> **Task brief**: Copy, in full, each line of the material that holds the word "React".

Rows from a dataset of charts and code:
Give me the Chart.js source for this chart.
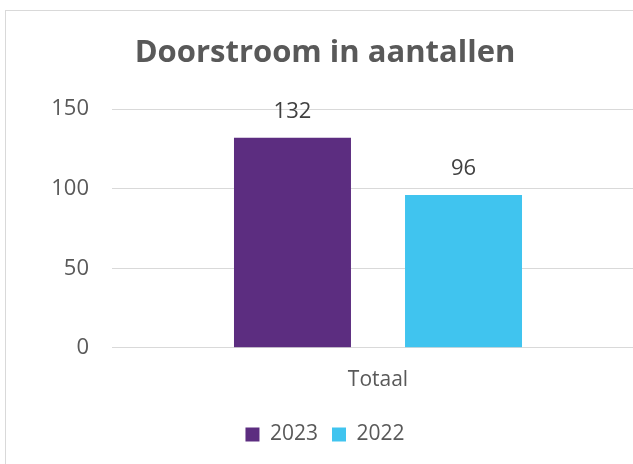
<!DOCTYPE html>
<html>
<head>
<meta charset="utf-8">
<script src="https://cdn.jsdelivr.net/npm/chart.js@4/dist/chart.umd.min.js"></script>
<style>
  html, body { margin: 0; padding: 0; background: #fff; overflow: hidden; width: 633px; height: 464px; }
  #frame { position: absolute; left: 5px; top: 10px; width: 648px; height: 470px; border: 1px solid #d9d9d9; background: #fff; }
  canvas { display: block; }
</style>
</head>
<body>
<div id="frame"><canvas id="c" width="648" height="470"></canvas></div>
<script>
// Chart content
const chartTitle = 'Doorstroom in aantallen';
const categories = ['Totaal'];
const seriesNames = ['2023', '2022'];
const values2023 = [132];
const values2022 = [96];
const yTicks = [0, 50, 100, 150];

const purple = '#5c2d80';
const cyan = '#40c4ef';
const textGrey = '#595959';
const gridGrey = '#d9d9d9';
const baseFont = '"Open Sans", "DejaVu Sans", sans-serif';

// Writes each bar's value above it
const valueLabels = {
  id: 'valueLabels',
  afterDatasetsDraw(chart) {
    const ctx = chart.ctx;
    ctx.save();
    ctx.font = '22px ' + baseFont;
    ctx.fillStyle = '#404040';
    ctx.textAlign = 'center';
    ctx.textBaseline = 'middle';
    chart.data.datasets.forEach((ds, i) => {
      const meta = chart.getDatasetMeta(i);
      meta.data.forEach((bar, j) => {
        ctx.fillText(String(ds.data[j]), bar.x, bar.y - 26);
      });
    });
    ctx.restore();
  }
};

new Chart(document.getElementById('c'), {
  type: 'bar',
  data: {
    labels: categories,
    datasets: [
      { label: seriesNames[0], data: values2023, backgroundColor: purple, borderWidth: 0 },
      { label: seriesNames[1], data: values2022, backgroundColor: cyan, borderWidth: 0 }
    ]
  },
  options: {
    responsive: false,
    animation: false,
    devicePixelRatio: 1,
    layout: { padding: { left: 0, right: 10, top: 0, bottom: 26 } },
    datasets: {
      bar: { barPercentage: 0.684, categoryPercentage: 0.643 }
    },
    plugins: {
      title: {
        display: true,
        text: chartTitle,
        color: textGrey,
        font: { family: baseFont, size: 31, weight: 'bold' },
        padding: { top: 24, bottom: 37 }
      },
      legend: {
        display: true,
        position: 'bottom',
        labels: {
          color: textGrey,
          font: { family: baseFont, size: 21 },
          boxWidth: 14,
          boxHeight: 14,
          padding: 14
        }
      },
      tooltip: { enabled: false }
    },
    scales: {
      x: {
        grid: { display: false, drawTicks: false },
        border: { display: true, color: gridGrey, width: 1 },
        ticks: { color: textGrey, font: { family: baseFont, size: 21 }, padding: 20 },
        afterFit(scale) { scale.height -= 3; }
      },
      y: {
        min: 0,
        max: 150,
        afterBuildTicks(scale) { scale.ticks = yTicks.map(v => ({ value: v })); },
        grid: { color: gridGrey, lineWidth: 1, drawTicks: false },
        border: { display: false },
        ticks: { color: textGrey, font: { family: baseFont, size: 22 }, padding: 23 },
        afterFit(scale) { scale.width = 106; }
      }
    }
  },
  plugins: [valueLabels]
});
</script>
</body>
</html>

* * *

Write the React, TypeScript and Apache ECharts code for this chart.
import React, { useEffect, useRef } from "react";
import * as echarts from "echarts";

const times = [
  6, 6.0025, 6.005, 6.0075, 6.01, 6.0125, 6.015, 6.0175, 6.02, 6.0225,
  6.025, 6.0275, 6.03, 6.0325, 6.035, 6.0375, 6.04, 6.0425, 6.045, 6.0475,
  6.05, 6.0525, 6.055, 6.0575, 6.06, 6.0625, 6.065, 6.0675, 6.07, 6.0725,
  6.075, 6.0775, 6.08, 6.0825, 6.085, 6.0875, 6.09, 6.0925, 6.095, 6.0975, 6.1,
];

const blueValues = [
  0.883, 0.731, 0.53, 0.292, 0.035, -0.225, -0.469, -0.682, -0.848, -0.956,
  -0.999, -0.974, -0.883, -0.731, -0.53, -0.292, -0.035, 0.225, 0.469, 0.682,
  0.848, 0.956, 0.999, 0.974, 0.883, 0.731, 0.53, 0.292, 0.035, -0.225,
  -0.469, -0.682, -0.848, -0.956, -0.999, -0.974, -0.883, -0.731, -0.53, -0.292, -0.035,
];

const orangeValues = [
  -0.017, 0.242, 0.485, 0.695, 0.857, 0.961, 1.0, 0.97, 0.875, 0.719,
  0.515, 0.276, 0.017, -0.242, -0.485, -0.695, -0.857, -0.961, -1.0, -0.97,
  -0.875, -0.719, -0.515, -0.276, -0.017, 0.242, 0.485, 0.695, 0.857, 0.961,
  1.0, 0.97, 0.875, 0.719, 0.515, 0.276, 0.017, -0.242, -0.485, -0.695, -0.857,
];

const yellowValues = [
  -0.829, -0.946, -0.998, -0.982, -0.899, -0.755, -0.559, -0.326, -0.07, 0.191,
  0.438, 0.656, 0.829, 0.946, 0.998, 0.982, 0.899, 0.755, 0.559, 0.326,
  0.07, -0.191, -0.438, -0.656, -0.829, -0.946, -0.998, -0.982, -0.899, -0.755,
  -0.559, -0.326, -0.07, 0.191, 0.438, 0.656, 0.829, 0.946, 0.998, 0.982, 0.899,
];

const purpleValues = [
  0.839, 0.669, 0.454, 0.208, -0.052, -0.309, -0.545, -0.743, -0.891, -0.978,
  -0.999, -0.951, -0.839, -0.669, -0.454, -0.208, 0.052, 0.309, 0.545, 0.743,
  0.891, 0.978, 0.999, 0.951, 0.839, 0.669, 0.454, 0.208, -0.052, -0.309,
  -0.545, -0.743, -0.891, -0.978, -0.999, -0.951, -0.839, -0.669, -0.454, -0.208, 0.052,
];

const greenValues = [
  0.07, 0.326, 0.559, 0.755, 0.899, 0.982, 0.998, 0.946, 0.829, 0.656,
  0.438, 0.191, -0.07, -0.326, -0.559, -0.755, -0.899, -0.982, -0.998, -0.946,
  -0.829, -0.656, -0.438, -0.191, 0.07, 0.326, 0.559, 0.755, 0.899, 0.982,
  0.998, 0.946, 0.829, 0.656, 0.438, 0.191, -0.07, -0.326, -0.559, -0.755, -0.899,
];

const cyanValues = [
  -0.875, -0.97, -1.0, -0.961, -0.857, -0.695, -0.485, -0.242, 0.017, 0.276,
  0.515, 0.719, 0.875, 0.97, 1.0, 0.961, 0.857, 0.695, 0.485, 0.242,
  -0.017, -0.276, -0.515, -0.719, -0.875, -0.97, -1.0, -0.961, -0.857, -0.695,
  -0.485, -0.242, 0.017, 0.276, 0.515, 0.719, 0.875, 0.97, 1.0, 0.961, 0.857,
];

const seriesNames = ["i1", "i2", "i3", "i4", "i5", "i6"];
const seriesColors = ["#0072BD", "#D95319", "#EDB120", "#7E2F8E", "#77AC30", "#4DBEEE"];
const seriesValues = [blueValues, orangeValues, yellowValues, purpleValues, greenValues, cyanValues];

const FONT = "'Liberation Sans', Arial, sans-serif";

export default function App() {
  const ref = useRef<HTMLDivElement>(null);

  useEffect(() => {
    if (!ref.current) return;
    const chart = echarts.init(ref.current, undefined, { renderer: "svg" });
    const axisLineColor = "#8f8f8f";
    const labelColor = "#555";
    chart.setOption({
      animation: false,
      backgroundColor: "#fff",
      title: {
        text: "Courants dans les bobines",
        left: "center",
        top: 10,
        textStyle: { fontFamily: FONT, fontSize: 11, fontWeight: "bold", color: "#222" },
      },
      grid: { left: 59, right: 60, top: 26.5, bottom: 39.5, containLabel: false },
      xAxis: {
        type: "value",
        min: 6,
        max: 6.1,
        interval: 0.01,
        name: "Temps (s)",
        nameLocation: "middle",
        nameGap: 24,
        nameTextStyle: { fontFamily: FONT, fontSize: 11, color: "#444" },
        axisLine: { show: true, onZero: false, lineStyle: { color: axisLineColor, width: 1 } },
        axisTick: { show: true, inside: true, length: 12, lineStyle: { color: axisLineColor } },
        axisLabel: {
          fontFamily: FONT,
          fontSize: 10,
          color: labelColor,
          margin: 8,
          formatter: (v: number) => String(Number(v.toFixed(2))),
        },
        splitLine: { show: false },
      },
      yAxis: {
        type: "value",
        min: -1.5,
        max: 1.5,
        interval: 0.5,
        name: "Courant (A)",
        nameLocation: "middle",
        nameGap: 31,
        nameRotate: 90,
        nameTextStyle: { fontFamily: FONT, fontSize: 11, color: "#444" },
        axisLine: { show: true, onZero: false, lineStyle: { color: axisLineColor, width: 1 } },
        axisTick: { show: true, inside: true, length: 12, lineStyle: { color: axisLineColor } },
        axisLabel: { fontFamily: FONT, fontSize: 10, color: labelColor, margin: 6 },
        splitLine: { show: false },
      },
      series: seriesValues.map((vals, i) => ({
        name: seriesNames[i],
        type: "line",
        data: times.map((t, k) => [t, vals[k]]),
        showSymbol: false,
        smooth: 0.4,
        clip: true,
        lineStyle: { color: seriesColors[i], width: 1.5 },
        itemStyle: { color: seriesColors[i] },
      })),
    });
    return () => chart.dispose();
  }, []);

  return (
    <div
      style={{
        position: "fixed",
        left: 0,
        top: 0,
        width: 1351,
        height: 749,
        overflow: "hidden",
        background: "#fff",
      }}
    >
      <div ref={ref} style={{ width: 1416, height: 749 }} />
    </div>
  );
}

> **Worked answer**:
Write the React, TypeScript and Apache ECharts code for this chart.
import React, { useEffect, useRef } from "react";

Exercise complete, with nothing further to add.